We do not know how many wisemen arrived, only that they brought three types of gifts. Folklore has produced three names, but they are entirely fictional. There may have been two, there may have been 200. When they arrived in Israel, they first went to the ruler of the land since the child was born to be king. When they asked where the child would be born, the king directed his scribes to search through the records. They found it in short order and directed them towards the city of Bethlehem, whereupon the king asked them to let him know where the baby is so that he too could go worship him. The wisemen left the king and once again, the star appeared leading them to the home of the Son of God to present their gifts. Again, this must have been an angel in radiant glory. After their visit, they were then warned in a dream not to return to the king because the king planned to kill the child, so they left without alerting the authorities. Joseph and Mary had the same dream and fled to Egypt. The generous gifts were no doubt sufficient to sustain them on their journey.
Gold , frankincense and myrrh were standard gifts to honour a king or deity in the ancient world. These same gifts were offered to the god Apollo by King Seleucus II Callinicus in 243 BC. The gifts were foreseen by Isaiah in Chapter 60:6. Gold is a precious metal representing kingship, frankincense is a perfume or incense used to anoint for a priestly role, and myrrh is anointing oil used for embalming and is a prevision of his death. The well known Christmas carol ‘We Three Kings’ composed by John Henry Hopkins Jr. composed in 1857 explains it much more poetically than I can:
Frankincense to offer have I
Incense owns a Deity nigh
Prayer and praising, all men raising
Worship Him, God most high
Myrrh is mine, its bitter perfume
Breathes of life of gathering gloom
Sorrowing, sighing, bleeding, dying
Sealed in the stone-cold tomb.
Herod was enraged that the wise men did not return so, not knowing who the new king was, he resolved to kill every male child 2 years of age and younger in Bethlehem and its environs. Bethlehem was a small town with a population, according to renowned archaeologist and biblical scholar William F Albright, was about 300 so at most, 6 children were killed. Although still a horrific tragedy, it would hardy have been noteworthy considering the scope of Herod’s other atrocities.

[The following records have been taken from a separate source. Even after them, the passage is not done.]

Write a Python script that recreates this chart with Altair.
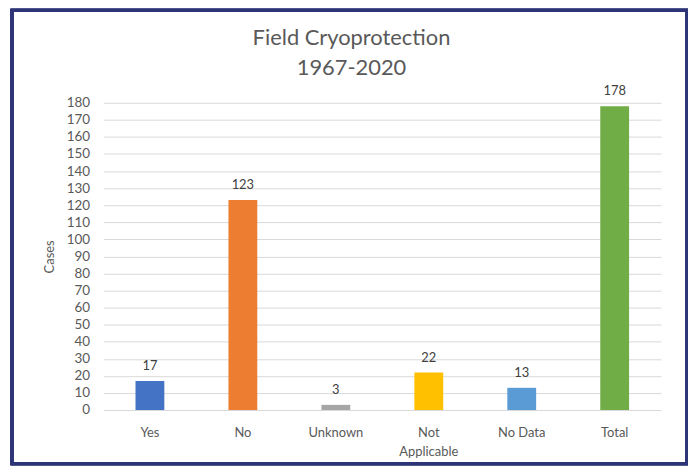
import altair as alt
import pandas as pd

categories = ["Yes", "No", "Unknown", "Not Applicable", "No Data", "Total"]
cases = [17, 123, 3, 22, 13, 178]
colors = ["#4472c4", "#ed7d31", "#a5a5a5", "#ffc000", "#5b9bd5", "#70ad47"]
y_ticks = list(range(0, 181, 10))

df = pd.DataFrame({"category": categories, "cases": cases})

FONT = "Lato"
GREY = "#595959"

x = alt.X("category:N", sort=categories, title=None,
          scale=alt.Scale(paddingInner=0.0, paddingOuter=0.0),
          axis=alt.Axis(labelAngle=0, labelFontSize=13, labelColor=GREY, labelFont=FONT,
                        domain=False, ticks=False, labelPadding=17, labelLineHeight=19,
                        labelExpr="datum.label == 'Not Applicable' ? ['Not', 'Applicable'] : datum.label"))
y = alt.Y("cases:Q", title="Cases",
          scale=alt.Scale(domain=[0, 180], nice=False),
          axis=alt.Axis(values=y_ticks, labelFontSize=13.5, labelColor=GREY,
                        labelFont=FONT, domain=False, ticks=False, labelPadding=14,
                        labelOverlap=False,
                        gridColor="#d9d9d9", gridWidth=1,
                        titleFontSize=13, titleColor=GREY, titleFont=FONT,
                        titleFontWeight="normal", titlePadding=10))

base = alt.Chart(df).encode(x=x, y=y)

bars = base.mark_bar(size=29).encode(
    color=alt.Color("category:N", scale=alt.Scale(domain=categories, range=colors), legend=None),
)

labels = base.mark_text(baseline="bottom", dy=-8, fontSize=13, color="#404040", font=FONT).encode(
    text="cases:Q",
)

frame = alt.Chart(df).mark_rect(filled=False, stroke="#2e3577", strokeWidth=3).encode(
    x=alt.value(-92), x2=alt.value(587), y=alt.value(-93), y2=alt.value(363)
)

chart = alt.layer(bars, labels, frame).properties(
    width=561, height=309,
    autosize=alt.AutoSizeParams(type="none"),
    padding={"left": 96, "top": 94, "right": 27, "bottom": 59},
    title=alt.TitleParams(["Field Cryoprotection", "1967-2020"], fontSize=22, font=FONT,
                          fontWeight="normal", color=GREY, anchor="middle", dx=-31,
                          frame="group", offset=0, baseline="bottom", dy=94, lineHeight=31),
).configure_view(stroke=None)

chart.save("out.html", embed_options={"renderer": "svg", "actions": False})
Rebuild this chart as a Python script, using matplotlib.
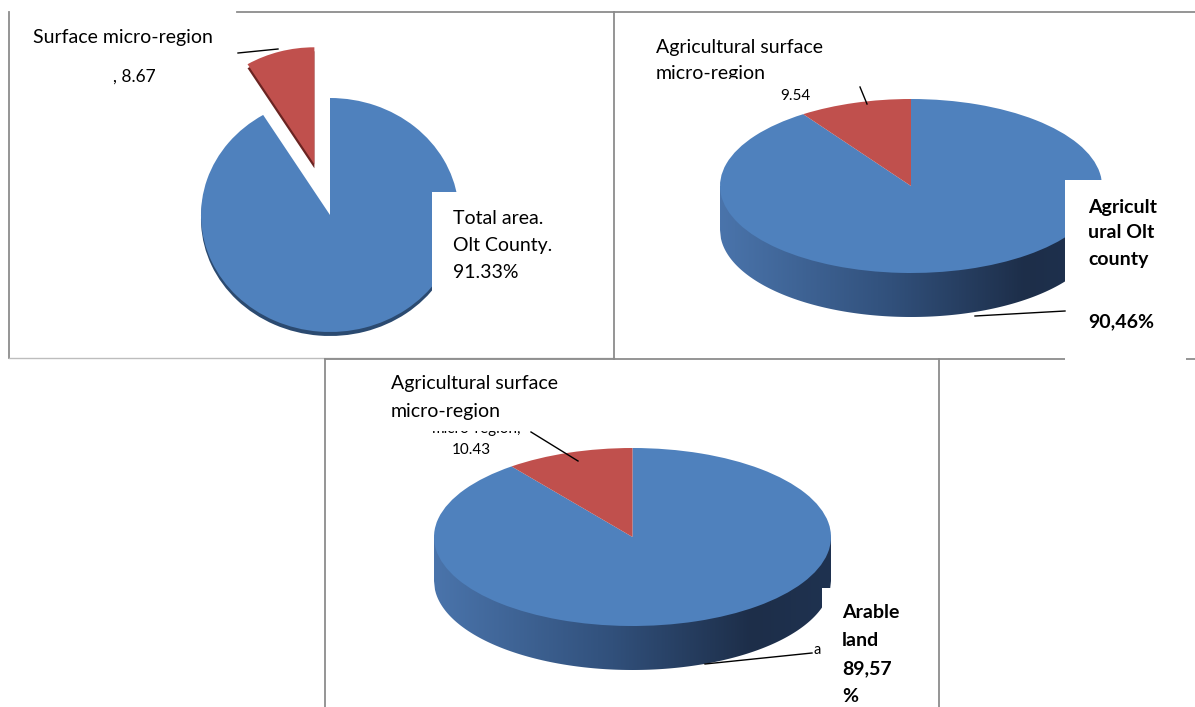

The young family remained in Egypt until word came that Herod had died. Their plan was to return to Bethlehem which supports my view that this was their home; otherwise their first plan would have been to move directly to Nazareth. When they returned to Bethlehem, however, they learned that Herod’s son was reigning in his stead, so they continued on until they reached the small backwater town of Nazareth where they remained until Jesus was about 12 years of age. This seams a reasonable choice since they moved their when they were first married.
I did not cover all the details of the story, but hopefully I raised some points that you had not considered before. There is a lot of tradition that has evolved over the centuries, and much of it has found its way into our traditional hymns, but we need to see what the actual text says and be willing to put aside what we have been learning on the radio and in Sunday School. At least, that is the way I see it.